### INSTRUCTION:
Each line of the listing must be transcribed exactly, except for the images, which should be excluded.

### SUPPLIED MATERIAL:

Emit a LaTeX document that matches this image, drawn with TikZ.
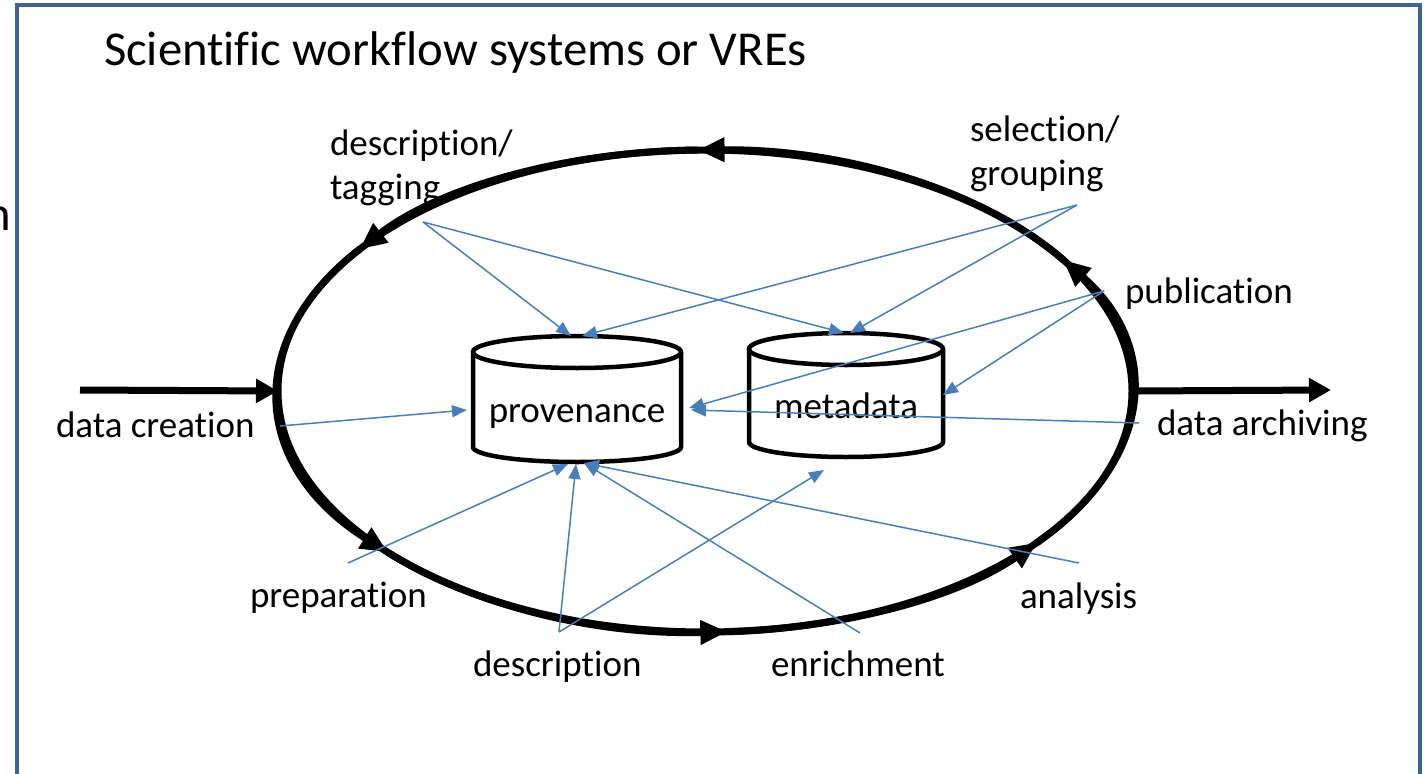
\documentclass[tikz,border=0pt]{standalone}
\usepackage{fontspec}
\setmainfont{Carlito}[RawFeature={-liga;-clig;-dlig;-calt;-rlig}]
\usetikzlibrary{arrows.meta, shapes.geometric, calc}
\definecolor{framec}{RGB}{64,98,142}
\definecolor{linkc}{RGB}{74,126,187}
\newcommand{\lblsize}{\fontsize{37}{44}\selectfont}
\newcommand{\ttlsize}{\fontsize{48.7}{58}\selectfont}
% cylinder outline round a named node: #1 node, #2 x radius
\newcommand{\dbcyl}[2]{%
  \draw[dbline] ([yshift=-16pt]#1.north west) -- ([yshift=15pt]#1.south west)
    arc[start angle=180, end angle=0, x radius=#2, y radius=15]
    -- ([yshift=-16pt]#1.north east);
  \draw[dbline] ([yshift=-16pt]#1.north) ellipse [x radius=#2, y radius=16];
}

\begin{document}
\begin{tikzpicture}[x=1pt, y=-1pt,
    lbl/.style={font=\lblsize, inner sep=0, outer sep=0, anchor=base west, align=left},
    dbnode/.style={font=\lblsize, inner sep=0, outer sep=0, text height=50pt, text depth=4pt},
    dbline/.style={line width=4.5pt},
    cyc/.style={line width=7pt, -{Triangle[length=27pt, width=23pt]}},
    bigarrow/.style={line width=7pt, -{Triangle[length=22pt, width=23pt]}},
    link/.style={linkc, line width=1.5pt, -{Triangle[length=15pt, width=12pt]}}]

    \useasboundingbox (0,0) rectangle (1428,774);
    \draw[framec, line width=4pt] (17,5) rectangle (1420,800);

    \node[lbl, font=\ttlsize] (title) at (104,65) {Scientific workflow systems or VREs};
    \node[lbl, font=\ttlsize, anchor=base east] (cut) at (11,230) {n};

    % the workflow loop
    \node[ellipse, minimum width=854, minimum height=482, inner sep=0, outer sep=0] (wf) at (705,391) {};
    \draw[line width=7pt] (wf.center) ellipse [x radius=427, y radius=241];
    \foreach \a/\b in {-39/33, 33/91, 91/144, 144/222, 222/273, 273/321}
        \draw[cyc] ([shift={(-\a:427 and 241)}]wf.center)
            arc[start angle=-\a, end angle=-\b, x radius=427, y radius=241];

    \coordinate (dcin) at (80,390);
    \coordinate (daout) at (1331,390);
    \draw[bigarrow] (dcin) -- (wf.west);
    \draw[bigarrow] (wf.east) -- (daout);

    % stores
    \node[dbnode, minimum width=208, minimum height=126] (prov) at (577,399) {provenance};
    \node[dbnode, minimum width=194, minimum height=124] (meta) at (846,395) {metadata};
    \dbcyl{prov}{104}
    \dbcyl{meta}{97}

    % labels
    \node[lbl] (dtag) at (330,199) {description/\\tagging};
    \node[lbl] (selgrp) at (970,185) {selection/\\grouping};
    \node[lbl] (publ) at (1125,303) {publication};
    \node[lbl] (dcre) at (56,437) {data creation};
    \node[lbl] (darc) at (1157,435) {data archiving};
    \node[lbl] (prep) at (250,607) {preparation};
    \node[lbl] (desc) at (473,676) {description};
    \node[lbl] (enr) at (771,676) {enrichment};
    \node[lbl] (ana) at (1020,608) {analysis};

    \coordinate (dtagp) at (423,222);
    \coordinate (selp) at (1077,205);
    \coordinate (pubp) at (1104,291);
    \coordinate (dcp) at (280,426);
    \coordinate (dap) at (1139,423);
    \coordinate (prepp) at (348,563);
    \coordinate (descp) at (559,632);
    \coordinate (enrp) at (860,633);
    \coordinate (anap) at (1079,563);

    \draw[link] (dtagp) -- ([xshift=-6pt]prov.north);
    \draw[link] (dtagp) -- ([xshift=-2pt]meta.north);
    \draw[link] (selp) -- ([xshift=5pt]prov.north);
    \draw[link] (selp) -- ([xshift=4pt]meta.north);
    \draw[link] (pubp) -- ([shift={(8pt,-9pt)}]prov.east);
    \draw[link] (pubp) -- (meta.east);
    \draw[link] (dap) -- ([shift={(10pt,-11pt)}]prov.east);
    \draw[link] (dcp) -- ([shift={(-6pt,-11pt)}]prov.west);
    \draw[link] (prepp) -- ([shift={(-9pt,-2pt)}]prov.south);
    \draw[link] (descp) -- ([shift={(-1pt,-2pt)}]prov.south);
    \draw[link] (descp) -- ([shift={(-22pt,-13pt)}]meta.south);
    \draw[link] (enrp) -- ([shift={(7pt,-1pt)}]prov.south);
    \draw[link] (anap) -- ([shift={(7pt,-1pt)}]prov.south);
\end{tikzpicture}
\end{document}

### EXERCISE OUTPUT:
Emit a LaTeX document that matches this image, drawn with TikZ.
\documentclass[tikz,border=0pt]{standalone}
\usepackage{fontspec}
\setmainfont{Carlito}[RawFeature={-liga;-clig;-dlig;-calt;-rlig}]
\usetikzlibrary{arrows.meta, shapes.geometric, calc}
\definecolor{framec}{RGB}{64,98,142}
\definecolor{linkc}{RGB}{74,126,187}
\newcommand{\lblsize}{\fontsize{37}{44}\selectfont}
\newcommand{\ttlsize}{\fontsize{48.7}{58}\selectfont}
% cylinder outline round a named node: #1 node, #2 x radius
\newcommand{\dbcyl}[2]{%
  \draw[dbline] ([yshift=-16pt]#1.north west) -- ([yshift=15pt]#1.south west)
    arc[start angle=180, end angle=0, x radius=#2, y radius=15]
    -- ([yshift=-16pt]#1.north east);
  \draw[dbline] ([yshift=-16pt]#1.north) ellipse [x radius=#2, y radius=16];
}

\begin{document}
\begin{tikzpicture}[x=1pt, y=-1pt,
    lbl/.style={font=\lblsize, inner sep=0, outer sep=0, anchor=base west, align=left},
    dbnode/.style={font=\lblsize, inner sep=0, outer sep=0, text height=50pt, text depth=4pt},
    dbline/.style={line width=4.5pt},
    cyc/.style={line width=7pt, -{Triangle[length=27pt, width=23pt]}},
    bigarrow/.style={line width=7pt, -{Triangle[length=22pt, width=23pt]}},
    link/.style={linkc, line width=1.5pt, -{Triangle[length=15pt, width=12pt]}}]

    \useasboundingbox (0,0) rectangle (1428,774);
    \draw[framec, line width=4pt] (17,5) rectangle (1420,800);

    \node[lbl, font=\ttlsize] (title) at (104,65) {Scientific workflow systems or VREs};
    \node[lbl, font=\ttlsize, anchor=base east] (cut) at (11,230) {n};

    % the workflow loop
    \node[ellipse, minimum width=854, minimum height=482, inner sep=0, outer sep=0] (wf) at (705,391) {};
    \draw[line width=7pt] (wf.center) ellipse [x radius=427, y radius=241];
    \foreach \a/\b in {-39/33, 33/91, 91/144, 144/222, 222/273, 273/321}
        \draw[cyc] ([shift={(-\a:427 and 241)}]wf.center)
            arc[start angle=-\a, end angle=-\b, x radius=427, y radius=241];

    \coordinate (dcin) at (80,390);
    \coordinate (daout) at (1331,390);
    \draw[bigarrow] (dcin) -- (wf.west);
    \draw[bigarrow] (wf.east) -- (daout);

    % stores
    \node[dbnode, minimum width=208, minimum height=126] (prov) at (577,399) {provenance};
    \node[dbnode, minimum width=194, minimum height=124] (meta) at (846,395) {metadata};
    \dbcyl{prov}{104}
    \dbcyl{meta}{97}

    % labels
    \node[lbl] (dtag) at (330,199) {description/\\tagging};
    \node[lbl] (selgrp) at (970,185) {selection/\\grouping};
    \node[lbl] (publ) at (1125,303) {publication};
    \node[lbl] (dcre) at (56,437) {data creation};
    \node[lbl] (darc) at (1157,435) {data archiving};
    \node[lbl] (prep) at (250,607) {preparation};
    \node[lbl] (desc) at (473,676) {description};
    \node[lbl] (enr) at (771,676) {enrichment};
    \node[lbl] (ana) at (1020,608) {analysis};

    \coordinate (dtagp) at (423,222);
    \coordinate (selp) at (1077,205);
    \coordinate (pubp) at (1104,291);
    \coordinate (dcp) at (280,426);
    \coordinate (dap) at (1139,423);
    \coordinate (prepp) at (348,563);
    \coordinate (descp) at (559,632);
    \coordinate (enrp) at (860,633);
    \coordinate (anap) at (1079,563);

    \draw[link] (dtagp) -- ([xshift=-6pt]prov.north);
    \draw[link] (dtagp) -- ([xshift=-2pt]meta.north);
    \draw[link] (selp) -- ([xshift=5pt]prov.north);
    \draw[link] (selp) -- ([xshift=4pt]meta.north);
    \draw[link] (pubp) -- ([shift={(8pt,-9pt)}]prov.east);
    \draw[link] (pubp) -- (meta.east);
    \draw[link] (dap) -- ([shift={(10pt,-11pt)}]prov.east);
    \draw[link] (dcp) -- ([shift={(-6pt,-11pt)}]prov.west);
    \draw[link] (prepp) -- ([shift={(-9pt,-2pt)}]prov.south);
    \draw[link] (descp) -- ([shift={(-1pt,-2pt)}]prov.south);
    \draw[link] (descp) -- ([shift={(-22pt,-13pt)}]meta.south);
    \draw[link] (enrp) -- ([shift={(7pt,-1pt)}]prov.south);
    \draw[link] (anap) -- ([shift={(7pt,-1pt)}]prov.south);
\end{tikzpicture}
\end{document}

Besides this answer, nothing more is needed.